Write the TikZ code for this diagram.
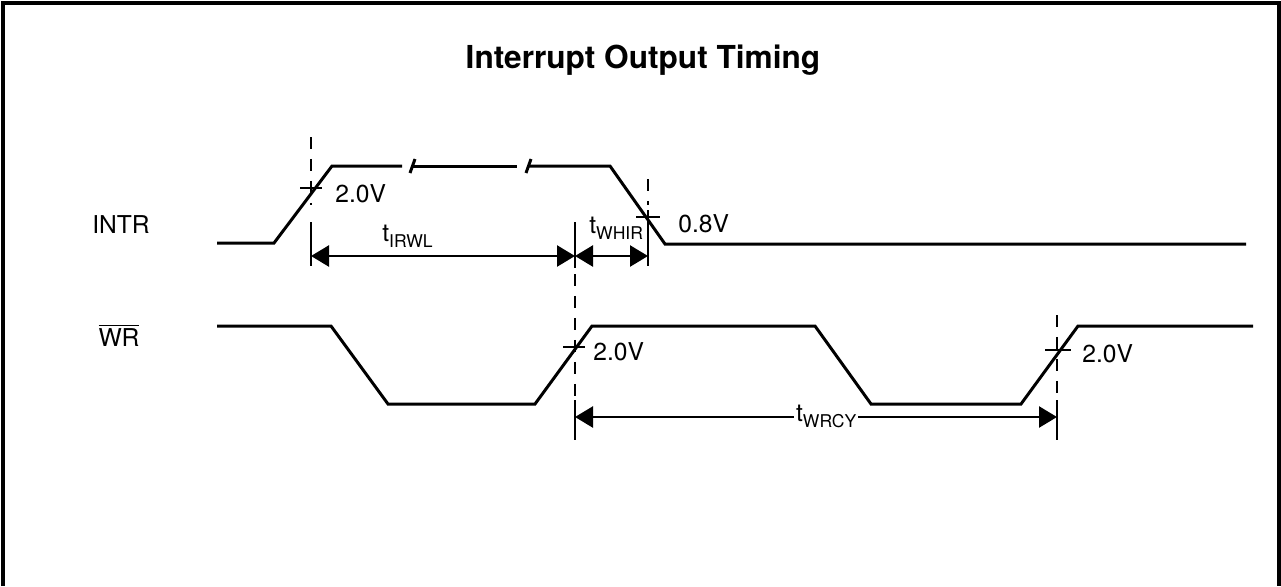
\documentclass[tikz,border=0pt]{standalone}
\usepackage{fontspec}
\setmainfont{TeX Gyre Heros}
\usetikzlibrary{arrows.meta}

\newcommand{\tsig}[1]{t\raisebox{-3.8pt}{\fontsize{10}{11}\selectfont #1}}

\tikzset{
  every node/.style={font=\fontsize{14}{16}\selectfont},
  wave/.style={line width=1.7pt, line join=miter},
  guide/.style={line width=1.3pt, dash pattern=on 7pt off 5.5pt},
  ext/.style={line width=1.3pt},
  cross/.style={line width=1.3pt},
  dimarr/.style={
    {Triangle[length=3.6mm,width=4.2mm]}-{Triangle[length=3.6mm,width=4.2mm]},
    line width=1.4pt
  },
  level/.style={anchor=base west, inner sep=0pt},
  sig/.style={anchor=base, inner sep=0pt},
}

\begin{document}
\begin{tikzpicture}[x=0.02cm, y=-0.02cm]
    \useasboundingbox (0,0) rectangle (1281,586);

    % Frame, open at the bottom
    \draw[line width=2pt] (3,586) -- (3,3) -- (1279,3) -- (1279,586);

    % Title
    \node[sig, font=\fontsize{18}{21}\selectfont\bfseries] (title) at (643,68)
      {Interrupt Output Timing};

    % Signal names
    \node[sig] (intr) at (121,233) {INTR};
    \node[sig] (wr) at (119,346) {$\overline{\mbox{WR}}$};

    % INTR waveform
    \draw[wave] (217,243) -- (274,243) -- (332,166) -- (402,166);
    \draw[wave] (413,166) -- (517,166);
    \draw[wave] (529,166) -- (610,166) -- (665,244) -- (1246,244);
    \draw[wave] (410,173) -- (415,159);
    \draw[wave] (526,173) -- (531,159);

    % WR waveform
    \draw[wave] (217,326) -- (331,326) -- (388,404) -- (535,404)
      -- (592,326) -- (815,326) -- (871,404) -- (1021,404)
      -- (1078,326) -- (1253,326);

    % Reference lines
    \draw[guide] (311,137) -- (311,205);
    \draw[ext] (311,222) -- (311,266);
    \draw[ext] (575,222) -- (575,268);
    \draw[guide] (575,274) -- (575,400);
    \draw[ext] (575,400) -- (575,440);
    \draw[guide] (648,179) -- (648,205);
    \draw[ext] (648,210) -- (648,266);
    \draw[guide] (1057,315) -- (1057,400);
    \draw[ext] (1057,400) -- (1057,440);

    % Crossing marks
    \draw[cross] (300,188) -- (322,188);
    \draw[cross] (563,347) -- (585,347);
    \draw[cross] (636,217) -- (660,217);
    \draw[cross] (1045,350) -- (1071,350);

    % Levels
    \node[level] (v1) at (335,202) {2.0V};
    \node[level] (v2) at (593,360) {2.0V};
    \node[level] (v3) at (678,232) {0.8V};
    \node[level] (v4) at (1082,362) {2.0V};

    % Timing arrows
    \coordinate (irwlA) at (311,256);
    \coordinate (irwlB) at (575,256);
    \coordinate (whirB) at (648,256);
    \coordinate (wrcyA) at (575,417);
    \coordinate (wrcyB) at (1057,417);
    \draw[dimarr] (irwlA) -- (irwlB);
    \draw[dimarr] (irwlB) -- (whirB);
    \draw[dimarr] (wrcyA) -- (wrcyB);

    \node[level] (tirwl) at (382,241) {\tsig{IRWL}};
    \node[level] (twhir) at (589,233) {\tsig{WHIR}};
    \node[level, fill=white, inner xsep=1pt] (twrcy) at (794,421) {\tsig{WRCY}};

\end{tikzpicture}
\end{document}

-----

**THE REQUEST:** Reproduce each line exactly as it appears, omitting the pictures.

**FINAL ANSWER:**
Write the TikZ code for this diagram.
\documentclass[tikz,border=0pt]{standalone}
\usepackage{fontspec}
\setmainfont{TeX Gyre Heros}
\usetikzlibrary{arrows.meta}

\newcommand{\tsig}[1]{t\raisebox{-3.8pt}{\fontsize{10}{11}\selectfont #1}}

\tikzset{
  every node/.style={font=\fontsize{14}{16}\selectfont},
  wave/.style={line width=1.7pt, line join=miter},
  guide/.style={line width=1.3pt, dash pattern=on 7pt off 5.5pt},
  ext/.style={line width=1.3pt},
  cross/.style={line width=1.3pt},
  dimarr/.style={
    {Triangle[length=3.6mm,width=4.2mm]}-{Triangle[length=3.6mm,width=4.2mm]},
    line width=1.4pt
  },
  level/.style={anchor=base west, inner sep=0pt},
  sig/.style={anchor=base, inner sep=0pt},
}

\begin{document}
\begin{tikzpicture}[x=0.02cm, y=-0.02cm]
    \useasboundingbox (0,0) rectangle (1281,586);

    % Frame, open at the bottom
    \draw[line width=2pt] (3,586) -- (3,3) -- (1279,3) -- (1279,586);

    % Title
    \node[sig, font=\fontsize{18}{21}\selectfont\bfseries] (title) at (643,68)
      {Interrupt Output Timing};

    % Signal names
    \node[sig] (intr) at (121,233) {INTR};
    \node[sig] (wr) at (119,346) {$\overline{\mbox{WR}}$};

    % INTR waveform
    \draw[wave] (217,243) -- (274,243) -- (332,166) -- (402,166);
    \draw[wave] (413,166) -- (517,166);
    \draw[wave] (529,166) -- (610,166) -- (665,244) -- (1246,244);
    \draw[wave] (410,173) -- (415,159);
    \draw[wave] (526,173) -- (531,159);

    % WR waveform
    \draw[wave] (217,326) -- (331,326) -- (388,404) -- (535,404)
      -- (592,326) -- (815,326) -- (871,404) -- (1021,404)
      -- (1078,326) -- (1253,326);

    % Reference lines
    \draw[guide] (311,137) -- (311,205);
    \draw[ext] (311,222) -- (311,266);
    \draw[ext] (575,222) -- (575,268);
    \draw[guide] (575,274) -- (575,400);
    \draw[ext] (575,400) -- (575,440);
    \draw[guide] (648,179) -- (648,205);
    \draw[ext] (648,210) -- (648,266);
    \draw[guide] (1057,315) -- (1057,400);
    \draw[ext] (1057,400) -- (1057,440);

    % Crossing marks
    \draw[cross] (300,188) -- (322,188);
    \draw[cross] (563,347) -- (585,347);
    \draw[cross] (636,217) -- (660,217);
    \draw[cross] (1045,350) -- (1071,350);

    % Levels
    \node[level] (v1) at (335,202) {2.0V};
    \node[level] (v2) at (593,360) {2.0V};
    \node[level] (v3) at (678,232) {0.8V};
    \node[level] (v4) at (1082,362) {2.0V};

    % Timing arrows
    \coordinate (irwlA) at (311,256);
    \coordinate (irwlB) at (575,256);
    \coordinate (whirB) at (648,256);
    \coordinate (wrcyA) at (575,417);
    \coordinate (wrcyB) at (1057,417);
    \draw[dimarr] (irwlA) -- (irwlB);
    \draw[dimarr] (irwlB) -- (whirB);
    \draw[dimarr] (wrcyA) -- (wrcyB);

    \node[level] (tirwl) at (382,241) {\tsig{IRWL}};
    \node[level] (twhir) at (589,233) {\tsig{WHIR}};
    \node[level, fill=white, inner xsep=1pt] (twrcy) at (794,421) {\tsig{WRCY}};

\end{tikzpicture}
\end{document}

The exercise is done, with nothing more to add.